FIG. 3c exemplarily shows a layer system according to an embodiment of the present invention, with the connection between a substrate with a coating and a main body according to the present invention being established by means of a connector. The connector is exemplarily a screw, and the substrate 1 is exemplarily a steering wheel cover plate. By using the screw, equipotential connection is established between the coated electrically-conductive layer of the substrate and a schematically shown frame 200. Thus, when the frame is grounded, that is, the electric potential of the frame is 0, the electric potential of the coating is also 0.

FIG. 4 shows a schematic diagram of a steering wheel according to an embodiment of the present invention, which is provided with a steering wheel skeleton 100 and a steering wheel cover plate 101. The steering wheel cover plate is provided with a coating according to the present invention.

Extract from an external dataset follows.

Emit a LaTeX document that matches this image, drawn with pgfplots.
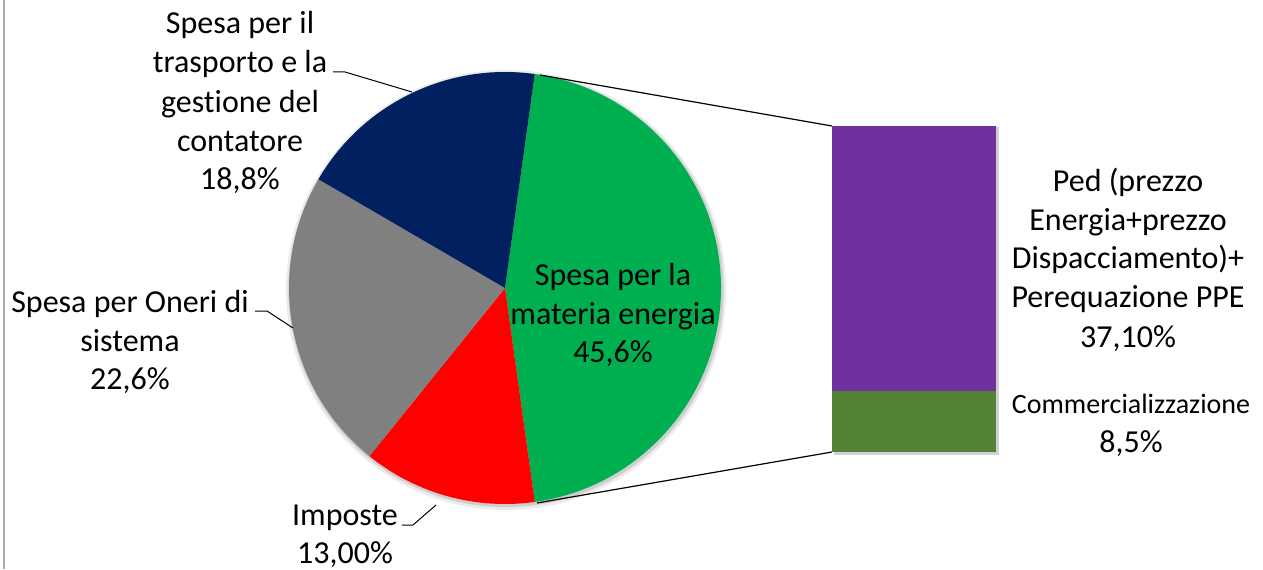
\documentclass[border=0pt]{standalone}
\usepackage{fontspec}
\setmainfont{Carlito}[Ligatures={NoCommon,NoContextual}]
\usepackage{pgfplots}
\pgfplotsset{compat=1.18}
\definecolor{pgreen}{HTML}{00B050}
\definecolor{pred}{HTML}{FF0000}
\definecolor{pgray}{HTML}{808080}
\definecolor{pnavy}{HTML}{002060}
\definecolor{bpurple}{HTML}{7030A0}
\definecolor{bgreen}{HTML}{548235}
% slice values (percent) : materia energia 45.6, imposte 13.0, oneri 22.6, trasporto 18.8
\pgfmathsetmacro\aA{45.6*1.8}
\pgfmathsetmacro\aB{\aA-45.6*3.6}
\pgfmathsetmacro\aC{\aB-13.0*3.6}
\pgfmathsetmacro\aD{\aC-22.6*3.6}
\pgfmathsetmacro\aE{\aD-18.8*3.6}
\begin{document}%
\begin{tikzpicture}[lab/.style={anchor=base, inner sep=0pt, font=\fontsize{16}{19}\selectfont}]
\begin{axis}[at={(0,0)}, anchor=south west, scale only axis, width=631.5pt, height=284.5pt,
  xmin=0, xmax=1263, ymin=0, ymax=569, hide axis, clip=false]
% frame line
\draw[black!32, line width=1pt] (axis cs:3.5,0) -- (axis cs:3.5,569);
% pie shadow
\fill[black, opacity=0.08] (axis cs:506,279) circle[radius=110pt];
\fill[black, opacity=0.12] (axis cs:506,279.5) circle[radius=108.8pt];
% slices
\fill[pgreen] (axis cs:505,281) -- ++(\aA:108pt) arc[start angle=\aA, end angle=\aB, radius=108pt] -- cycle;
\fill[pred] (axis cs:505,281) -- ++(\aB:108pt) arc[start angle=\aB, end angle=\aC, radius=108pt] -- cycle;
\fill[pgray] (axis cs:505,281) -- ++(\aC:108pt) arc[start angle=\aC, end angle=\aD, radius=108pt] -- cycle;
\fill[pnavy] (axis cs:505,281) -- ++(\aD:108pt) arc[start angle=\aD, end angle=\aE, radius=108pt] -- cycle;
% bar shadow
\fill[black, opacity=0.18] (axis cs:834,114) rectangle (axis cs:999,442);
% connector lines
\draw[black, line width=0.6pt] (axis cs:540,494) -- (axis cs:832,443);
\draw[black, line width=0.6pt] (axis cs:537,66) -- (axis cs:832,117);
% leader lines
\draw[black, line width=0.5pt] (axis cs:333,497) -- (axis cs:345,497) -- (axis cs:412,477);
\draw[black, line width=0.5pt] (axis cs:255,258) -- (axis cs:267,258) -- (axis cs:293,241);
\draw[black, line width=0.5pt] (axis cs:402,44) -- (axis cs:413,44) -- (axis cs:436,64);
% labels
\node[lab] at (axis cs:240,535) {Spesa per il};
\node[lab] at (axis cs:240,496) {trasporto e la};
\node[lab] at (axis cs:240,457) {gestione del};
\node[lab] at (axis cs:240,418) {contatore};
\node[lab] at (axis cs:240,380) {18,8\%};
\node[lab] at (axis cs:130,257) {Spesa per Oneri di};
\node[lab] at (axis cs:130,218) {sistema};
\node[lab] at (axis cs:130,180) {22,6\%};
\node[lab] at (axis cs:345,44) {Imposte};
\node[lab] at (axis cs:345,6) {13,00\%};
\node[lab] at (axis cs:613,284) {Spesa per la};
\node[lab] at (axis cs:613,245) {materia energia};
\node[lab] at (axis cs:613,207) {45,6\%};
\node[lab] at (axis cs:1128,378) {Ped (prezzo};
\node[lab] at (axis cs:1128,339) {Energia+prezzo};
\node[lab] at (axis cs:1128,301) {Dispacciamento)+};
\node[lab] at (axis cs:1128,262) {Perequazione PPE};
\node[lab] at (axis cs:1128,222) {37,10\%};
\node[lab, font=\fontsize{14}{17}\selectfont] at (axis cs:1131,156) {Commercializzazione};
\node[lab] at (axis cs:1131,117) {8,5\%};
\end{axis}
\begin{axis}[at={(416pt,58.5pt)}, anchor=south west, scale only axis, width=82pt, height=163pt,
  xmin=-0.5, xmax=0.5, ymin=0, ymax=45.6, hide axis, ybar stacked, bar width=82pt]
\addplot[fill=bgreen, draw=none] coordinates {(0,8.5)};
\addplot[fill=bpurple, draw=none] coordinates {(0,37.1)};
\end{axis}
\pgfresetboundingbox
\path (0,0) rectangle (631.5pt,284.5pt);
\end{tikzpicture}%
\end{document}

The steering wheel cover plate is provided with two skeleton connection portions 102 for connection to the steering wheel skeleton, and the structural reinforcement portion is provided at the skeleton connection portions.

A driver's hand off detection sensor (not shown) may be provided on the steering wheel. The skeleton connection portions for structural reinforcement of the grounding connector according to the present invention prevents breakage of the coating while eliminating interference with the driver's hand off detection sensor.

FIG. 5 shows a steering wheel cover plate provided with a physical vapor deposition coating according to an embodiment of the present invention. The steering wheel cover plate is likewise provided with two skeleton connection portions.